Le Mirage III

Présentation de l'avion Mirage III en 1964. [RTS]
  • Aviation
  • Vidéo 18 min.

2 mai 1964

Carrefour

Le samedi 2 mai 1964, l’émission télévisée Carrefour nous présente le nouveau Mirage 3 S, premier avion supersonique de l’armée suisse. C’est une avant-première, car la présentation officielle de l’appareil doit avoir lieu deux jours plus tard à la base aérienne d’Emmen, dans le canton de Lucerne. Pour l’occasion, le journaliste Alexandre Burger s’est rendu sur place, pour permettre aux téléspectateurs romands de découvrir le nouveau joyau de l’aviation militaire suisse. Le Mirage est un avion français, produit par le constructeur Dassault. La Suisse l’a acheté sous licence, ce qui veut dire que l’appareil sera construit en Suisse. En compagnie du lieutenant-colonel Moll, responsable de la formation des pilotes, Alexandre Burger fait l'inventaire des performances de l'appareil : une distance réduite au décollage et à l’atterrissage, une accélération à mac2, c’est-à-dire une vitesse de 2200 km/heure.L'appareil est parfaitement adapté aux spécificités géographiques de la Suisse et technologiquement à la pointe du progrès.

A aucun moment dans le reportage, on n’évoque le coût de cet appareil. Le scandale éclate le 4 mai 1964 : alors qu'à Emmen la presse découvre le nouvel avion de combat,  à Berne, le Conseil fédéral publie un message destiné au au Parlement, dans lequel il lui demande un crédit additionnel. Depuis un certain temps, on savait que le budget initial de 871 millions de francs, voté en 1961, allait être dépassé. Mais les sommes figurant dans le message dépassent toutes les prévisions. Elles sont même vertigineuses. Le Conseil fédéral réclame en effet une rallonge de 576 millions de francs. C'est le début de l'affaire des Mirages.

Le 21 juin 1961 l'Assemblée fédérale a accepté un crédit de 871 millions de francs pour l'acquisition de cent avions de combat Mirages III S auprès de la firme Dassault. En 1964, ce montant est depuis longtemps dépassé.

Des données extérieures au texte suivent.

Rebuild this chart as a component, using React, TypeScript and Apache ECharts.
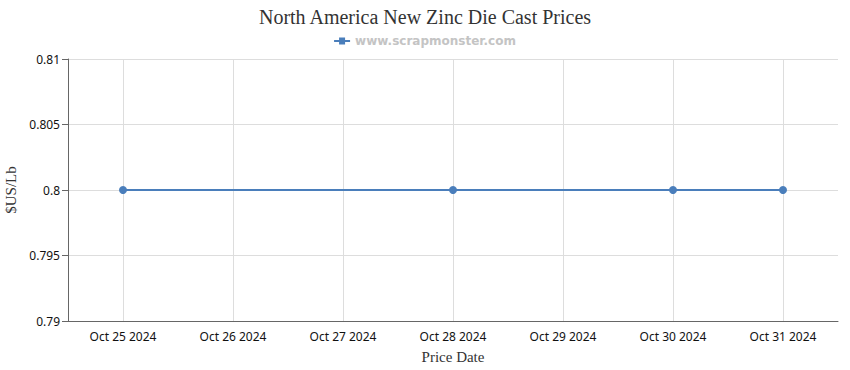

Le 4 mai 1964, le Conseil fédéral demande au Parlement de voter un crédit additionnel de 356 millions de francs, assorti de 220 millions de francs pour le renchérissement. C'est un coup de tonnerre dans l'opinion publique: le Parlement n'a pas été tenu informé des coûts supplémentaires engendrés par la construction des Mirages sous licence en Suisse et par diverses adaptations exigées par l'armée suisse. S'ensuivra le 17 juin 1964 la création de la première commission d'enquête parlementaire de l'histoire de la Suisse, présidée par Kurt Furgler alors conseiller national. A l'automne, la commission dépose un rapport accablant pour le gouvernement. Le Département militaire fédéral est accusé de tromperie, les informations fournies pour faire voter le crédit au parlement étaient lacunaires. Le 23 septembre 1964, le Parlement décide de réduire la commande à 57 avions de chasse. Les têtes tombent au Département militaire fédéral et le conseiller fédéral Paul Chaudet lui-même, appelé à la démission, renoncera à un nouveau mandat en 1966.

Cette affaire, l'un des plus grands scandales politiques de la Suisse du 20e siècle, remet en cause la politique de défense adoptée en 1961 et suscite des réflexions sur le fonctionnement du Conseil fédéral dépassé par sa tâche.